Nja Mahdaoui’s Approach to Arabic Letters

“By freeing the letter from its constraints (of schools, style and form), I have relied on my own intuition not to reproduce words or texts, but rather to create graphic signs (letters or fragments of letters). They are free and universal ‘calligrams’ or ‘graphemes’ emptied of any dialectic content, used to construct abstract compositions bearing their own aesthetic and meaning.

While exclusively working on form, regardless of its meaning, I enjoy the freedom of presenting endless aesthetic combinations.
Letters are to be seen as foundation and structure; they are endowed with nobility, and are not simply objects likely to be viewed in terms of narrow definitions of a culture.

What I try to achieve is to prevent viewers from making any intellectual recognition or from achieving visual relief while relying on the reassuring meaning of the words, but rather to help them trigger new thought processes and resort to fancy and intuition while seeking the meaning of the artwork.
In fact, reading activates thinking and breaks with the immediate and sensual individual-work relationship. I would like to offer a kind of communion, may it be temporary, where these abstract letters become bridges linking cultures.

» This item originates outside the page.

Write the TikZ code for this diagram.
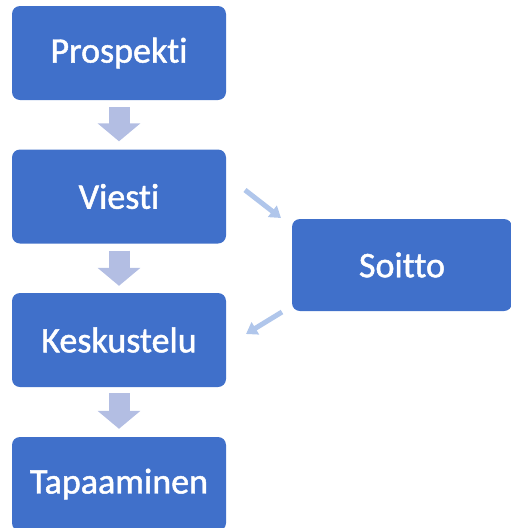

This absence of significance is prompted by an urge for insubordination and artistic digression with regards to the traditional schools of calligraphy.

Having suspected the danger of uniform aesthetics, I have transgressed the rigidity of academic rules as they vehicle codes of earlier times.

Therefore, my approach is based on the principle of epistemological demarcation and not on any will to break with my cultural heritage.”